▶ **WHAT IS BEING ASKED**: Using the records that appear below, write out exactly the lines from the one with "Rebuild this diagram" through the one with "(g2d) at (415.5,813)", keeping both end lines.

▶ **INPUT FOR THIS TASK**:
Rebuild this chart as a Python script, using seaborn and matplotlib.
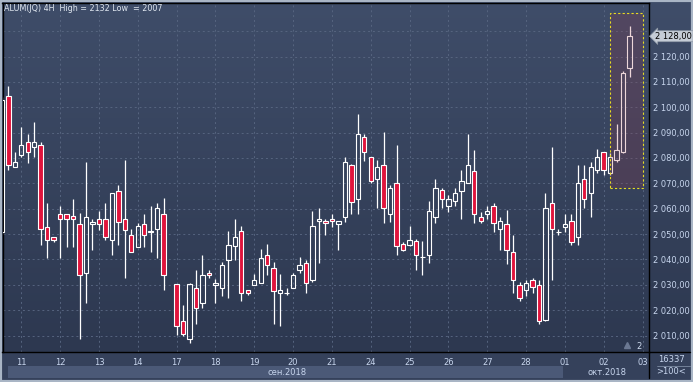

* * *

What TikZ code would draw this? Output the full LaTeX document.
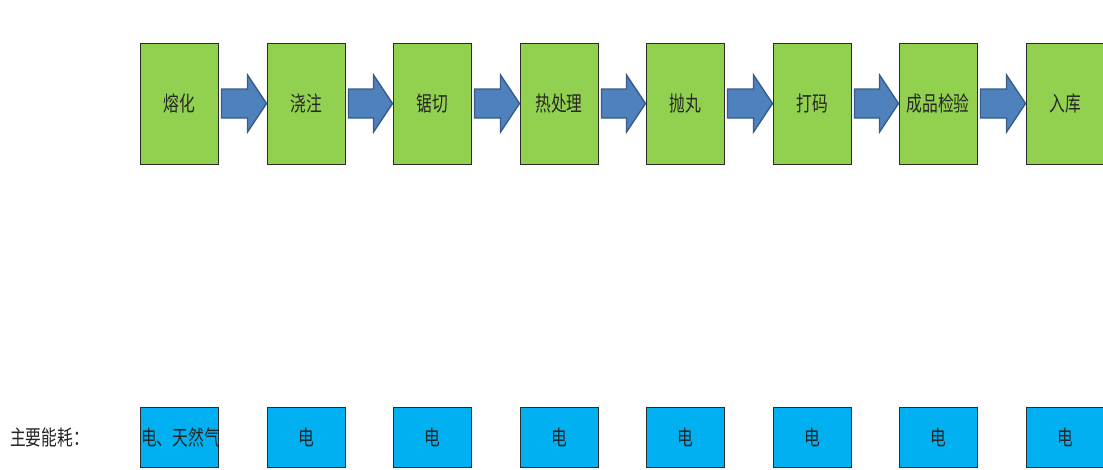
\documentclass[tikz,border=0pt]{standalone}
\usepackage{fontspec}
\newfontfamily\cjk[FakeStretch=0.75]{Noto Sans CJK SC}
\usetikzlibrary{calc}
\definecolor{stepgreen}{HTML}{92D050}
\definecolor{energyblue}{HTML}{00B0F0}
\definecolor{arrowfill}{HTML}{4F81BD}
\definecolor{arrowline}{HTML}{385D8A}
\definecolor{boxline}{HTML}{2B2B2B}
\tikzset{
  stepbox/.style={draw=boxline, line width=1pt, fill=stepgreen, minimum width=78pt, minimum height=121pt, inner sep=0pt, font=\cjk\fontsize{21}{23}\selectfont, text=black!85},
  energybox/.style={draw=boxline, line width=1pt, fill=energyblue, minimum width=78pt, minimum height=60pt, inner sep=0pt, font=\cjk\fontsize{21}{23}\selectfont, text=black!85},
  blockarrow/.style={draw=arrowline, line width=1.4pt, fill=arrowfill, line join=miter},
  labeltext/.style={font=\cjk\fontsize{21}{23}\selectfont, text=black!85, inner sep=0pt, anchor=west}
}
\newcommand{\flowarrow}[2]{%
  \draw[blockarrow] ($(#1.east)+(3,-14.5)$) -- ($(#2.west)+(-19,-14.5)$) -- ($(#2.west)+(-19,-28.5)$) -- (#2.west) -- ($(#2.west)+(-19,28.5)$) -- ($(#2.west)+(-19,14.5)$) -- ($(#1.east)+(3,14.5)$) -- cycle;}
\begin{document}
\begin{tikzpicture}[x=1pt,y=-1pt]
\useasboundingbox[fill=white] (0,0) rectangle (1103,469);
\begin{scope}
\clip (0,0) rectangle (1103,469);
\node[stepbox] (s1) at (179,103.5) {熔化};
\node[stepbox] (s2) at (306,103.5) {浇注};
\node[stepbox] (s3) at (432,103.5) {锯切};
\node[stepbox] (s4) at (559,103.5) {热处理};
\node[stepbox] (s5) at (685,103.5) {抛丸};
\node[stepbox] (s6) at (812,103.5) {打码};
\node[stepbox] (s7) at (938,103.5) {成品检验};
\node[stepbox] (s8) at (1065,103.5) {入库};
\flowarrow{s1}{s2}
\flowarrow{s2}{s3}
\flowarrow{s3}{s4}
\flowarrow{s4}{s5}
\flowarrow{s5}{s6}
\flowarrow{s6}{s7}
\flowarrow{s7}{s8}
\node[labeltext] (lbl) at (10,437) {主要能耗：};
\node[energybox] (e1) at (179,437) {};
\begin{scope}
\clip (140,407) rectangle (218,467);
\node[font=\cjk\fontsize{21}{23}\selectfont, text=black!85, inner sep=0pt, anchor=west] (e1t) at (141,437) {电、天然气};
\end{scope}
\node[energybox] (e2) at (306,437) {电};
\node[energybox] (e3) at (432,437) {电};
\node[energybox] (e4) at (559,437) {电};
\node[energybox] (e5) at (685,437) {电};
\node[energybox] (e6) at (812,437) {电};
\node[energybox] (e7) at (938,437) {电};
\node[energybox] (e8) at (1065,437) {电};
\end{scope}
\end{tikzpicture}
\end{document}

---

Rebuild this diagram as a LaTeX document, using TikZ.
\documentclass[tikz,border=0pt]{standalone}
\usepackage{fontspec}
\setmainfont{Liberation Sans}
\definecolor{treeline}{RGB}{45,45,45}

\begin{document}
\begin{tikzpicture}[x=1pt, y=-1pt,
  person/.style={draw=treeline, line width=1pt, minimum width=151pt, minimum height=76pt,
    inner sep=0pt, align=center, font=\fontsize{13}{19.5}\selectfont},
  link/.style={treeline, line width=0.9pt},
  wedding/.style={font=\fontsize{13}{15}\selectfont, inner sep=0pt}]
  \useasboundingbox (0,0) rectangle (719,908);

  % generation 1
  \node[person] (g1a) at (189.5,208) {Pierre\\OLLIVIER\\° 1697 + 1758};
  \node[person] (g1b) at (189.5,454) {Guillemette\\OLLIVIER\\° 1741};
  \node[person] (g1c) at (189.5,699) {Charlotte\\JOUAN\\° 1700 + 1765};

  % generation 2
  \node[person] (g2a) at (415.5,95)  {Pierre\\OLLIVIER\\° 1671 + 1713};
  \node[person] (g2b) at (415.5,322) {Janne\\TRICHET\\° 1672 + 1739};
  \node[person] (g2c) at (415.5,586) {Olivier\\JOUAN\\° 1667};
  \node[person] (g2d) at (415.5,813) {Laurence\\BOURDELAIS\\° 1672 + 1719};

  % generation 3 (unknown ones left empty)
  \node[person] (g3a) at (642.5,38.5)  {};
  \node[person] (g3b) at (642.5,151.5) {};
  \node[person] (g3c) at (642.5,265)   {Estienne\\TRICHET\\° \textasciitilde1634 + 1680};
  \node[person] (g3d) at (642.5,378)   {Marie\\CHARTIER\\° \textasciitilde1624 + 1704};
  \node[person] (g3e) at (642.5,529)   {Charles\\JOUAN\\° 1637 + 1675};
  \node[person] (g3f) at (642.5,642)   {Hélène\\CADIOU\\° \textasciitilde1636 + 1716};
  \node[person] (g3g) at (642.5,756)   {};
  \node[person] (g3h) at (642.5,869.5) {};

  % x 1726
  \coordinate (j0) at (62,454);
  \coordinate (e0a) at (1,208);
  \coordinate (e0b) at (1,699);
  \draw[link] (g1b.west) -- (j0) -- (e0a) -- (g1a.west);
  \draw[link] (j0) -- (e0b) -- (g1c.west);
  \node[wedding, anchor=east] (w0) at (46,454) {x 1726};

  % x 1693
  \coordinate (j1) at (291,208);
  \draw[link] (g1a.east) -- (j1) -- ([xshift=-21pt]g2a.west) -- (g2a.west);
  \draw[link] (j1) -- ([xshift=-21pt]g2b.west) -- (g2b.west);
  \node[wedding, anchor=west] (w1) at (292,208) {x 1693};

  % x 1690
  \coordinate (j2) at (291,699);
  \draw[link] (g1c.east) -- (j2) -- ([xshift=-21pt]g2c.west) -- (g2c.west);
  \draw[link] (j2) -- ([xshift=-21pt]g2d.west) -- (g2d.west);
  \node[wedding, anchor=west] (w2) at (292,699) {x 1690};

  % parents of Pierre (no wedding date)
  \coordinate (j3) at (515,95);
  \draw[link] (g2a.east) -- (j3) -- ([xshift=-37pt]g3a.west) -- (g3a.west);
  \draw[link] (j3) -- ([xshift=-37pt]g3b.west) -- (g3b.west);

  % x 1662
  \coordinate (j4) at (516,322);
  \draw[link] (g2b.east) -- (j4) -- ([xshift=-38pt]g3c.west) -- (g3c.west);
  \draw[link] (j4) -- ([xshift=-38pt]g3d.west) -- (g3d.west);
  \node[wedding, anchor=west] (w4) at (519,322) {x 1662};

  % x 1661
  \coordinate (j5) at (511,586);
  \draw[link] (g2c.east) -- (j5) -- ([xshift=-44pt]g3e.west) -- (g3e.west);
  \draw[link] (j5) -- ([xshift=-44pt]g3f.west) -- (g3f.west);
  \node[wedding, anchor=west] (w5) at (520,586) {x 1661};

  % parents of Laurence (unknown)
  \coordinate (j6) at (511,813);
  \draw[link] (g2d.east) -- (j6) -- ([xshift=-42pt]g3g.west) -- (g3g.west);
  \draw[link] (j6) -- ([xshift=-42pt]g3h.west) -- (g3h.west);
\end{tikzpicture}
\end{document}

▶ **SOLUTION**:
Rebuild this diagram as a LaTeX document, using TikZ.
\documentclass[tikz,border=0pt]{standalone}
\usepackage{fontspec}
\setmainfont{Liberation Sans}
\definecolor{treeline}{RGB}{45,45,45}

\begin{document}
\begin{tikzpicture}[x=1pt, y=-1pt,
  person/.style={draw=treeline, line width=1pt, minimum width=151pt, minimum height=76pt,
    inner sep=0pt, align=center, font=\fontsize{13}{19.5}\selectfont},
  link/.style={treeline, line width=0.9pt},
  wedding/.style={font=\fontsize{13}{15}\selectfont, inner sep=0pt}]
  \useasboundingbox (0,0) rectangle (719,908);

  % generation 1
  \node[person] (g1a) at (189.5,208) {Pierre\\OLLIVIER\\° 1697 + 1758};
  \node[person] (g1b) at (189.5,454) {Guillemette\\OLLIVIER\\° 1741};
  \node[person] (g1c) at (189.5,699) {Charlotte\\JOUAN\\° 1700 + 1765};

  % generation 2
  \node[person] (g2a) at (415.5,95)  {Pierre\\OLLIVIER\\° 1671 + 1713};
  \node[person] (g2b) at (415.5,322) {Janne\\TRICHET\\° 1672 + 1739};
  \node[person] (g2c) at (415.5,586) {Olivier\\JOUAN\\° 1667};
  \node[person] (g2d) at (415.5,813) {Laurence\\BOURDELAIS\\° 1672 + 1719};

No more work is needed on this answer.